Capco – smooth integration, powering growth

* The management commentary was upbeat on Capco. It indicated a smooth integration, strong success in joint deal wins, and robust future outlook, with a combined GTM and strong pipeline.

* Combination of WPRO and Capco provides both consulting and domain technology capabilities. Demand for the combined services of both companies is strong. Combined deal wins have been robust. Capco has won 120 deals in the first six months since the transaction’s closure. This includes a few large transformation deals that were possible because of the combined capabilities of WPRO and Capco.

* While there are differences in both company cultures. Post integration, the Capco team has discovered more similarities than differences. We see this as a positive sign of cultural integration.

* WPRO will integrate Capco's capability for its largest FS clients. Capco will spearhead front-end GTM for WPRO for large FS clients. We see this as a strategic step, which will enable growth in BFSI.

 

Focus on large deals to drive traction in sales

* Demand continues to remain strong, with the pipeline being the highest in the recent past. Deal TCV was up 80% in the past four quarters. The company has signed mega deals in both Americas and Europe geography, with a potential for both to reach a TCV of USD1b.

* The management is focusing on sourcing large deals from the market. It is accelerating its focus on larger deals and expanding its market share in over USD200m and USD300m accounts.
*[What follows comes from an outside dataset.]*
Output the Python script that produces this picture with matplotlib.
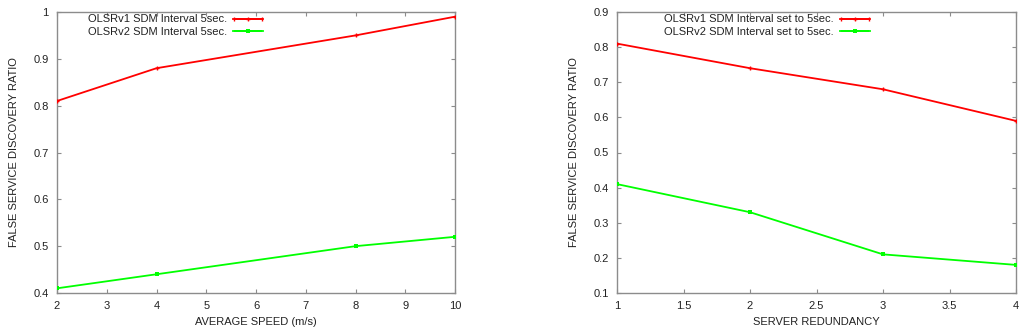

* It has built a large deal team. Strong hiring in market facing roles will enable good sales traction. The management expects WPRO's participation and win rate in large programs to accelerate.

 

Strategic partnerships

* WPRO is investing in its hyperscaler partnerships to drive leading solutions. Investments are in the area of Cloud-led modernization, AI, ML, industry-specific solutions, etc.
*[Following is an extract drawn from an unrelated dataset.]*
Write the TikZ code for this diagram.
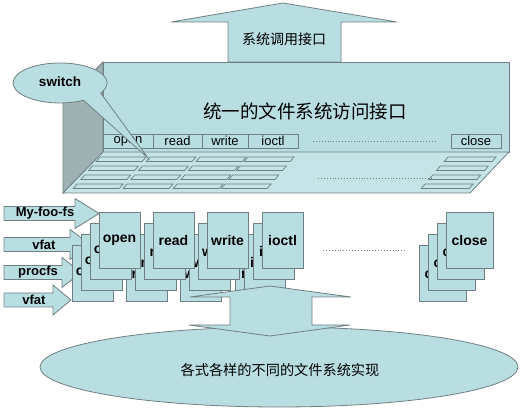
\documentclass[tikz,border=0pt]{standalone}
\usepackage{fontspec}
\setmainfont{Liberation Sans}
\newfontfamily\cjkf{Noto Sans CJK SC}
\usetikzlibrary{calc}
\definecolor{face}{RGB}{185,222,226}
\definecolor{sidec}{RGB}{158,178,180}
\definecolor{edgec}{RGB}{112,128,130}
\definecolor{floorc}{RGB}{196,228,231}
\tikzset{
  shp/.style={fill=face, draw=edgec, line width=0.8pt},
  slot/.style={fill=floorc, draw=edgec, line width=0.7pt},
  fnbox/.style={fill=face, draw=edgec, line width=0.8pt, inner sep=0pt, minimum height=14pt, font=\fontsize{13}{13}\selectfont},
  card/.style={fill=face, draw=edgec, line width=0.8pt, inner sep=0pt, minimum height=56pt, font=\bfseries\fontsize{14}{14}\selectfont},
  arrlbl/.style={inner sep=0pt, font=\bfseries\fontsize{13}{13}\selectfont},
  dots/.style={draw=edgec, dotted, line width=0.9pt}
}
\begin{document}
\begin{tikzpicture}[x=1pt,y=-1pt]
\useasboundingbox (0,0) rectangle (523,409);
% top up arrow
\draw[shp] (283,3) -- (397,22) -- (341,22) -- (341,62) -- (228,62) -- (228,22) -- (171,22) -- cycle;
\node[font=\cjkf\fontsize{14}{14}\selectfont] (syscall) at (284,39) {系统调用接口};
% box
\draw[fill=sidec, draw=edgec, line width=0.8pt] (103,62) -- (63,102) -- (63,193) -- (103,152) -- cycle;
\draw[shp] (103,62) rectangle (509,152);
\draw[fill=floorc, draw=edgec, line width=0.8pt] (103,152) -- (509,152) -- (470,193) -- (63,193) -- cycle;
\foreach \t in {157,166,175,184}{
  \foreach \x in {100,150,200,248}{
    \draw[slot] ({\x-(\t-157)*0.85},\t) -- ++(46,0) -- ++(-3.8,4.5) -- ++(-46,0) -- cycle;
  }
  \draw[slot] ({448-(\t-157)*0.85},\t) -- ++(48,0) -- ++(-3.8,4.5) -- ++(-48,0) -- cycle;
}
\node[font=\cjkf\fontsize{18.5}{18.5}\selectfont] (title) at (305,111) {统一的文件系统访问接口};
\node[fnbox, minimum width=50pt] (fopen) at (128,141) {open};
\node[fnbox, minimum width=49pt] (fread) at (177.5,141) {read};
\node[fnbox, minimum width=46pt] (fwrite) at (225,141) {write};
\node[fnbox, minimum width=50pt] (fioctl) at (273,141) {ioctl};
\node[fnbox, minimum width=50pt] (fclose) at (476,141) {close};
\coordinate (d1a) at (313,141); \coordinate (d1b) at (435,141);
\draw[dots] (d1a) -- (d1b);
\coordinate (d2a) at (318,178); \coordinate (d2b) at (432,178);
\draw[dots] (d2a) -- (d2b);
% switch callout
\draw[shp] (148,158) -- (83.5,100.3) arc[start angle=60, end angle=390, x radius=47, y radius=20] -- cycle;
\node[font=\bfseries\fontsize{13.5}{13.5}\selectfont] (switch) at (60,82) {switch};
% left arrows
\foreach \c/\b/\tp/\lab/\lx/\n in {213.5/75/99/My-foo-fs/45/a1, 244.5/70/90/vfat/44/a2, 272.5/62/81/procfs/38/a3, 300/53/71/vfat/34/a4}{
  \draw[shp] (4,\c-7) -- (\b,\c-7) -- (\b,\c-15) -- (\tp,\c) -- (\b,\c+15) -- (\b,\c+7) -- (4,\c+7) -- cycle;
  \node[arrlbl] (\n) at (\lx,\c) {\lab};
}
% card stacks
\foreach \k in {3,2,1,0}{
  \foreach \x/\w/\t in {99/41/open, 153/41/read, 207/41/write, 262/41/ioctl, 446/47/close}{
    \node[card, minimum width=\w pt] (c-\t-\k) at ({\x-9*\k+\w/2},{240+11*\k}) {\t};
  }
}
\coordinate (d3a) at (323,250); \coordinate (d3b) at (405,250);
\draw[dots] (d3a) -- (d3b);
% bottom ellipse
\draw[shp] (279,367) ellipse [x radius=239, y radius=40];
\node[font=\cjkf\fontsize{14.2}{14.2}\selectfont] (impl) at (280,370) {各式各样的不同的文件系统实现};
% double arrow
\draw[shp] (270,286) -- (351,297) -- (312,297) -- (312,325) -- (350,325) -- (270,336) -- (189,325) -- (230,325) -- (230,297) -- (190,297) -- cycle;
\end{tikzpicture}
\end{document}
* It has hired senior leaders and each partnership is led by senior leaders.

* Key hyperscaler alliances include AWS, Azure, Google, Salesforce, SAP, and Service Now.

* Partners are also co-innovating and co-investing with WPRO.

* Order book in ACV terms is up 80% YoY across the top six partnerships.

 

Appetite for inorganic investments

* The management sees M&A as a strategic pillar of the growth story.

* Its recent M&As have been to boost its local presence, enhance its global delivery capabilities, and improve its strategic positioning within clients.

* The company is investing in both change management and integration teams to enable smoother integration of inorganic investments.

* WPRO has undertaken six acquisitions in the past year, and will continue to invest in inorganic growth. The management has also indicated appetite for large acquisitions, if it makes business relevance.

 

Stable margin trajectory

* The management indicated a strong investment pipeline led by capabilities (Cloud and Digital) and sales (large deals and partner ecosystem).

* Margin gains from growth and productivity improvement will be re-invested in the business, given the demand rich environment.

* Utilization, offshore, employee productivity, higher pricing, and pyramid rationalization are some of the operational levers that the management is working to enhance.

* The management said it will sustain margin at current levels. Its focus is on driving stronger growth.

 

Valuation and view – aptly priced

* In the past few years, WPRO has underperformed Tier I companies on growth due to its higher exposure to challenged verticals (such as Healthcare and ENU). Changes at the company level (restructuring in India/Middle East) have further constrained growth. We expect the refreshed strategy of the new management to make the organization leaner. Its growth-focused and client-centric approach would aid growth over the medium-to-long term.

* We maintain our Neutral stance as a successful turnaround from its growth is aptly priced into our estimates and valuation. Our TP implies 28x FY23E EPS.